Dianne_Reeves+Wolfgang_Diefenbach

Top-drawer American guest: The Hessen State Youth Jazz Orchestra plays host to Dianne Reeves in Wiesbaden.

The Hessen State Youth Jazz Orchestra and its founder Wolfgang Diefenbach have been together for 30 years. The enterprise is financed by the Hessen State Ministry for Science and Art. The demands on the person in charge of such a gathering, which by definition is in a permanent state of change (more than 1800 musicians have been members of the band), are almost impossible to satisfy — he must be a good teacher and have enormous knowledge of what’s in the jazz repertoire and what still needs to be written; and then there are the tours to all five continents. A special balancing act that needs to be mastered: for many of its transient members the orchestra is quite clearly a stepping-stone to a professional career with all that this entails; for others it’s just the best hobby imaginable. The choice of music must neither overtax nor disappoint. Wolfgang Diefenbach eased this dilemma to some extent when he created a junior band five years ago. The members of the junior band are free to choose whether to move up into the main orchestra. In addition, for the last six years there has been a vocal group (also with a junior formation) in which professional ambition and pure amateur motivation coexist side by side.

Wolfgang Diefenbach has made a habit of casting international stars with his young men and ladies (currently five of the latter). Nat Adderley, Randy Brecker, Herb Geller, Madeline Bell and the New York Voices, as well as composers/arrangers James Morrison, Bob Mintzer and Manny Albam have worked with the band. For the anniversary concert in the park of the German spa city of Wiesbaden, Diefenbach invited a particularly exacting guest: the singer Dianne Reeves, with whom he arranged a reunion at a chance meeting last year in South Africa.

Working together with the carefully prepared band, the American star and multiple Grammy-winner proved to be a unique singer, with gentle tones in the high soprano and blacker-than-black blues and soul sounds, from evergreens to new chamber music, with the spectacular ability to use — or not use — her vibrato like a finely-adjustable sound of its own. The band had no problems with the arrangements, some of which are of considerable difficulty.

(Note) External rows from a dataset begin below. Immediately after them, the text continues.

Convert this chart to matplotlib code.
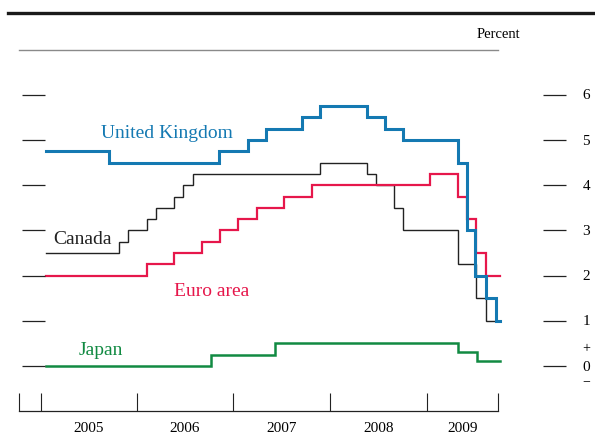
import matplotlib
matplotlib.use("Agg")
import matplotlib.pyplot as plt
from matplotlib.lines import Line2D

plt.rcParams['font.family'] = ['Liberation Serif', 'DejaVu Serif']

# Policy rates, step series: (date as decimal year, rate in percent from that date)
uk_dates = [2005.00, 2005.578, 2006.580, 2006.842, 2007.006, 2007.335, 2007.502,
            2007.929, 2008.096, 2008.263, 2008.763, 2008.849, 2008.918, 2009.016,
            2009.108]
uk_rates = [4.75, 4.5, 4.75, 5.0, 5.25, 5.5, 5.75, 5.5, 5.25, 5.0, 4.5, 3.0, 2.0,
            1.5, 1.0]

canada_dates = [2005.00, 2005.669, 2005.752, 2005.920, 2006.005, 2006.169, 2006.254,
                2006.340, 2007.505, 2007.929, 2008.014, 2008.178, 2008.263,
                2008.765, 2008.924, 2009.016]
canada_rates = [2.5, 2.75, 3.0, 3.25, 3.5, 3.75, 4.0, 4.25, 4.5, 4.25, 4.0, 3.5, 3.0,
                2.25, 1.5, 1.0]

euro_dates = [2005.00, 2005.920, 2006.169, 2006.425, 2006.589, 2006.756, 2006.927,
              2007.174, 2007.429, 2008.507, 2008.763, 2008.847, 2008.927, 2009.018]
euro_rates = [2.0, 2.25, 2.5, 2.75, 3.0, 3.25, 3.5, 3.75, 4.0, 4.25, 3.75, 3.25, 2.5,
              2.0]

japan_dates = [2005.00, 2006.507, 2007.094, 2008.765, 2008.933]
japan_rates = [0.0, 0.25, 0.5, 0.3, 0.1]

series_end = 2009.15

# Date axis: boundary marks and the year names placed between them
x_bounds = [2004.753, 2004.954, 2005.831, 2006.708, 2007.594, 2008.479, 2009.128]
year_labels = ['2005', '2006', '2007', '2008', '2009']
y_values = [0, 1, 2, 3, 4, 5, 6]

C_UK = '#1479b2'
C_CA = '#222222'
C_EU = '#e6174b'
C_JP = '#118a42'

W, H = 595, 439
fig = plt.figure(figsize=(W / 100, H / 100), dpi=100)
ax = fig.add_axes([19 / W, (H - 412.2) / H, 479 / W, (412.2 - 50.7) / H])
ax.set_xlim(x_bounds[0], x_bounds[-1])
ax.set_ylim(-1, 7)


def step_line(dates, rates, color, lw):
    xs = list(dates) + [series_end]
    ys = list(rates) + [rates[-1]]
    ax.step(xs, ys, where='post', color=color, lw=lw, clip_on=False,
            solid_joinstyle='miter')


step_line(japan_dates, japan_rates, C_JP, 1.8)
step_line(canada_dates, canada_rates, C_CA, 1.0)
step_line(euro_dates, euro_rates, C_EU, 1.6)
step_line(uk_dates, uk_rates, C_UK, 2.2)

# Series names
ax.text(2005.502, 5.07, 'United Kingdom', color=C_UK, fontsize=14, va='baseline')
ax.text(2005.067, 2.72, 'Canada', color=C_CA, fontsize=14, va='baseline')
ax.text(2006.169, 1.58, 'Euro area', color=C_EU, fontsize=14, va='baseline')
ax.text(2005.301, 0.27, 'Japan', color=C_JP, fontsize=14, va='baseline')

# Frame
for side in ['left', 'right']:
    ax.spines[side].set_visible(False)
ax.spines['top'].set_color('#8a8a8a')
ax.spines['top'].set_linewidth(1.0)
ax.spines['bottom'].set_color('#222222')
ax.spines['bottom'].set_linewidth(0.9)

ax.set_yticks([])
ax.set_xticks(x_bounds)
ax.set_xticklabels([])
ax.tick_params(axis='x', which='major', direction='in', length=13, width=0.8,
               color='#222222', top=False)
mids = [(x_bounds[i] + x_bounds[i + 1]) / 2 for i in range(1, len(x_bounds) - 1)]
ax.set_xticks(mids, minor=True)
ax.set_xticklabels(year_labels, minor=True, fontsize=11)
ax.tick_params(axis='x', which='minor', length=0, pad=7)

# Value marks on both sides, labels on the right
yt = ax.get_yaxis_transform()
ax.hlines(y_values, 0.006, 0.054, transform=yt, color='#222222', lw=0.9, clip_on=False)
ax.hlines(y_values, 1.094, 1.142, transform=yt, color='#222222', lw=0.9, clip_on=False)
for v in y_values:
    ax.text(1.184, v, str(v), transform=yt, ha='center', va='center', fontsize=11)
ax.text(1.184, 0.4, '+', transform=yt, ha='center', va='center', fontsize=10)
ax.text(1.184, -0.33, '\u2212', transform=yt, ha='center', va='center', fontsize=10)

fig.text(520 / W, 1 - 34 / H, 'Percent', ha='right', va='center', fontsize=10.5)
fig.add_artist(Line2D([8 / W, 1.0], [1 - 14 / H, 1 - 14 / H], color='#1a1a1a', lw=2.4))

fig.savefig('out.png', dpi=100)
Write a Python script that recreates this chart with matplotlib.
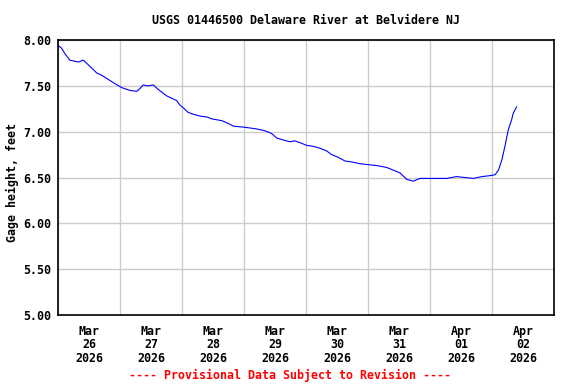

Taken as a whole, it is on a par with the radio stations’ orchestras, and individual soloists, for example the trumpeter Felix Blum, who emulated the Cuban superstar Arturo Sandoval in a piece in Cuban style, the alto saxophonist Stephan Hoffmann and the drummer Julian Camargo play just as well as the professionals.

Dianne Reeves, who shed tears of emotion when she heard so much youthful talent during the rehearsals, put the emphasis on integration in her announcements, in her numbers with the German vocal group and above all in a freely-improvised duet with tenor Christopher Klassen, whom she “thawed out” in the best tradition of the American ’40s and ’50s nightclubs, motivating him to ever more intense affirmations of love. The enthusiastic young jazz musicians paid a musical tribute to Wolfgang Diefenbach to celebrate his birthday (his age is kept a discreet secret); we are sure that all like-minded enthusiasts will endorse this.